Lithium diffusivity in antimony-based intermetallic and FeSb–TiC composite anodes as measured by GITT
Abstract
The diffusion coefficient of lithium is an important parameter in determining the rate capability of an electrode and its ability to deliver high power output. Galvanostatic intermittent titration technique (GITT) is a quick electrochemical method to determine diffusion coefficients in electrode materials and is applied here to antimony-based anodes for lithium-ion batteries. Like other alloy anodes, antimony suffers from large volume change and a short cycle life, so GITT is also applied to determine the effects on lithium diffusivity of antimony intermetallics and composite electrodes designed to mitigate these issues.
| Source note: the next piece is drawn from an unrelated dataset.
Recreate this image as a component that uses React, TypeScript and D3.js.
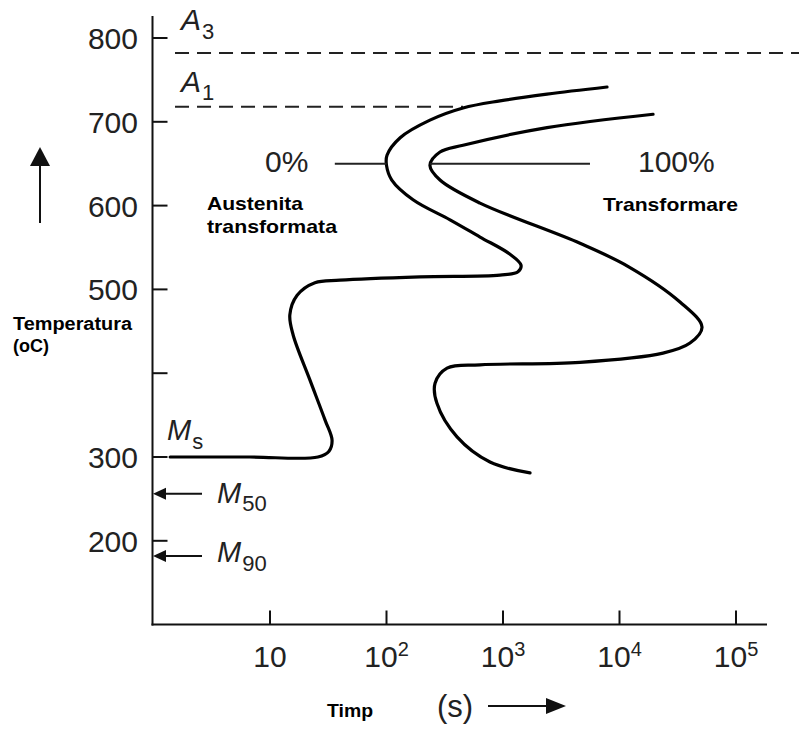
import React from 'react';
import * as d3 from 'd3';

const W = 799;
const H = 746;

// Axis ticks
const xTicks = [10, 100, 1000, 10000, 100000];
const xTickExp = ['', '2', '3', '4', '5'];
const yTicks = [800, 700, 600, 500, 400, 300, 200];
const yTickLabels = ['800', '700', '600', '500', '', '300', '200'];

// Start of transformation (0%) curve: time (s), temperature (°C)
const startTime = [7810, 2386, 942, 454, 236, 131, 101, 100, 111, 169, 351, 635, 1148, 1428, 1345, 942, 194, 39.9, 24.3, 17.1, 14.8, 15.8, 22.0, 29.7, 34.1, 32.1, 25.8, 6.7, 1.39];
const startTemp = [741.5, 733, 725, 716.5, 702, 681, 660, 648, 630.5, 607, 583, 562.5, 542, 529, 521, 517, 515, 511, 508, 493, 469.5, 445.6, 392, 344, 320, 307, 300, 300, 300];

// End of transformation (100%) curve
const finishTime = [19400, 2386, 454, 288, 236, 288, 635, 4580, 12000, 33050, 51070, 40290, 23620, 4580, 635, 331, 261, 271, 403, 773, 1706];
const finishTemp = [709, 693, 672, 664, 648, 630.5, 603, 555, 527, 485, 455, 436, 424, 413, 410, 406, 388, 364, 324, 294, 281];

// Critical temperatures
const A3 = 782;
const A1 = 718;
const M50 = 256;
const M90 = 182;
const refTemp = 650;
const zeroLine = [36, 100];
const hundredLine = [236, 5580];
const dashStart = 1.53;
const a1End = 454;
const a3End = 350000;

const FONT = "'Liberation Sans', Arial, Helvetica, sans-serif";

export default function App() {
  const x = d3.scaleLog().domain([1, 1e5]).range([153.5, 736]);
  const y = d3.scaleLinear().domain([100, 800]).range([624.6, 38]);

  const line = d3
    .line<[number, number]>()
    .x((d) => x(d[0]))
    .y((d) => y(d[1]))
    .curve(d3.curveCatmullRom.alpha(0.5));

  const startPts: [number, number][] = startTime.map((t, i) => [t, startTemp[i]]);
  const finishPts: [number, number][] = finishTime.map((t, i) => [t, finishTemp[i]]);

  const axisX = 152.5;
  const axisY = 624.5;

  return (
    <svg
      width={W}
      height={H}
      style={{ position: 'absolute', left: 0, top: 0, background: '#fff' }}
      fontFamily={FONT}
    >
      <rect width={W} height={H} fill="#fff" />
      {/* axes */}
      <line x1={axisX} y1={16} x2={axisX} y2={axisY + 1} stroke="#111" strokeWidth={2} />
      <line x1={axisX - 1} y1={axisY} x2={767} y2={axisY} stroke="#111" strokeWidth={2} />

      {/* y ticks */}
      {yTicks.map((v, i) => (
        <g key={v}>
          <line x1={axisX} x2={axisX + 15} y1={y(v)} y2={y(v)} stroke="#111" strokeWidth={2} />
          {yTickLabels[i] && (
            <text x={138} y={y(v) + 11} fontSize={30} textAnchor="end" fill="#222">
              {yTickLabels[i]}
            </text>
          )}
        </g>
      ))}

      {/* x ticks */}
      {xTicks.map((v, i) => (
        <g key={v}>
          <line x1={x(v)} x2={x(v)} y1={axisY} y2={axisY - 14} stroke="#111" strokeWidth={2} />
          <text x={x(v)} y={667} fontSize={30} textAnchor="middle" fill="#222">
            10
            {xTickExp[i] && (
              <tspan fontSize={20} dy={-11}>
                {xTickExp[i]}
              </tspan>
            )}
          </text>
        </g>
      ))}

      {/* dashed critical lines */}
      <line x1={x(dashStart)} x2={x(a3End)} y1={y(A3)} y2={y(A3)} stroke="#222" strokeWidth={2} strokeDasharray="14,8" />
      <line x1={x(dashStart)} x2={x(a1End)} y1={y(A1)} y2={y(A1)} stroke="#222" strokeWidth={2} strokeDasharray="14,8" />
      <text x={181} y={30} fontSize={30} fontStyle="italic" fill="#222">
        A
        <tspan fontStyle="normal" fontSize={22} dx={1} dy={9}>3</tspan>
      </text>
      <text x={181} y={92} fontSize={30} fontStyle="italic" fill="#222">
        A
        <tspan fontStyle="normal" fontSize={22} dx={1} dy={8}>1</tspan>
      </text>

      {/* curves */}
      <path d={line(startPts) || ''} fill="none" stroke="#000" strokeWidth={3.2} strokeLinecap="round" />
      <path d={line(finishPts) || ''} fill="none" stroke="#000" strokeWidth={3.2} strokeLinecap="round" />

      {/* 0% and 100% pointers */}
      <line x1={x(zeroLine[0])} x2={x(zeroLine[1])} y1={y(refTemp)} y2={y(refTemp)} stroke="#222" strokeWidth={2} />
      <line x1={x(hundredLine[0])} x2={x(hundredLine[1])} y1={y(refTemp)} y2={y(refTemp)} stroke="#222" strokeWidth={2} />
      <text x={265} y={172} fontSize={30} fill="#222">0%</text>
      <text x={638} y={172} fontSize={30} fill="#222">100%</text>

      {/* bold annotations */}
      <text x={207} y={210} fontSize={18.5} fontWeight="bold" textLength={96} lengthAdjust="spacingAndGlyphs">Austenita</text>
      <text x={207} y={233} fontSize={18.5} fontWeight="bold" textLength={130} lengthAdjust="spacingAndGlyphs">transformata</text>
      <text x={603} y={211} fontSize={18.5} fontWeight="bold" textLength={135} lengthAdjust="spacingAndGlyphs">Transformare</text>
      <text x={13} y={330} fontSize={18} fontWeight="bold" textLength={119} lengthAdjust="spacingAndGlyphs">Temperatura</text>
      <text x={13} y={352} fontSize={18} fontWeight="bold">(oC)</text>
      <text x={327} y={717} fontSize={18.5} fontWeight="bold" textLength={46} lengthAdjust="spacingAndGlyphs">Timp</text>

      {/* up arrow */}
      <line x1={40} x2={40} y1={223} y2={160} stroke="#111" strokeWidth={2} />
      <polygon points="30,166 40,147 50,166" fill="#111" />

      {/* (s) arrow */}
      <text x={437} y={717} fontSize={31} fill="#222">(s)</text>
      <line x1={488} x2={552} y1={706} y2={706} stroke="#111" strokeWidth={2} />
      <polygon points="546,698 566,706 546,714" fill="#111" />

      {/* Ms, M50, M90 */}
      <text x={167} y={440} fontSize={29} fontStyle="italic" fill="#222">
        M
        <tspan fontStyle="normal" fontSize={22} dx={1} dy={9}>s</tspan>
      </text>
      <line x1={162} x2={202} y1={y(M50)} y2={y(M50)} stroke="#111" strokeWidth={2} />
      <polygon points={`153,${y(M50)} 166,${y(M50) - 6} 166,${y(M50) + 6}`} fill="#111" />
      <text x={217} y={503} fontSize={29} fontStyle="italic" fill="#222">
        M
        <tspan fontStyle="normal" fontSize={22} dx={1} dy={8}>50</tspan>
      </text>
      <line x1={162} x2={202} y1={y(M90)} y2={y(M90)} stroke="#111" strokeWidth={2} />
      <polygon points={`153,${y(M90)} 166,${y(M90) - 6} 166,${y(M90) + 6}`} fill="#111" />
      <text x={217} y={562} fontSize={29} fontStyle="italic" fill="#222">
        M
        <tspan fontStyle="normal" fontSize={22} dx={1} dy={9}>90</tspan>
      </text>
    </svg>
  );
}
Pure antimony is measured to have a diffusion coefficient of 4.0 × 10−9 cm2 s−1, in agreement with previously measured values. The intermetallics NiSb, FeSb, and FeSb2 all demonstrate diffusivity values within an order of magnitude of antimony, while Cu2Sb shows roughly an order of magnitude improvement due to the persistence of the Cu2Sb phase during cycling. The composite electrode FeSb–TiC is shown to offer significant enhancement of the diffusion coefficient positively correlated with higher concentrations of TiC in the composite up to a maximum value of 1.9 × 10−7 cm2 s−1 at 60 wt% TiC, nearly two full orders of magnitude greater than that of pure antimony.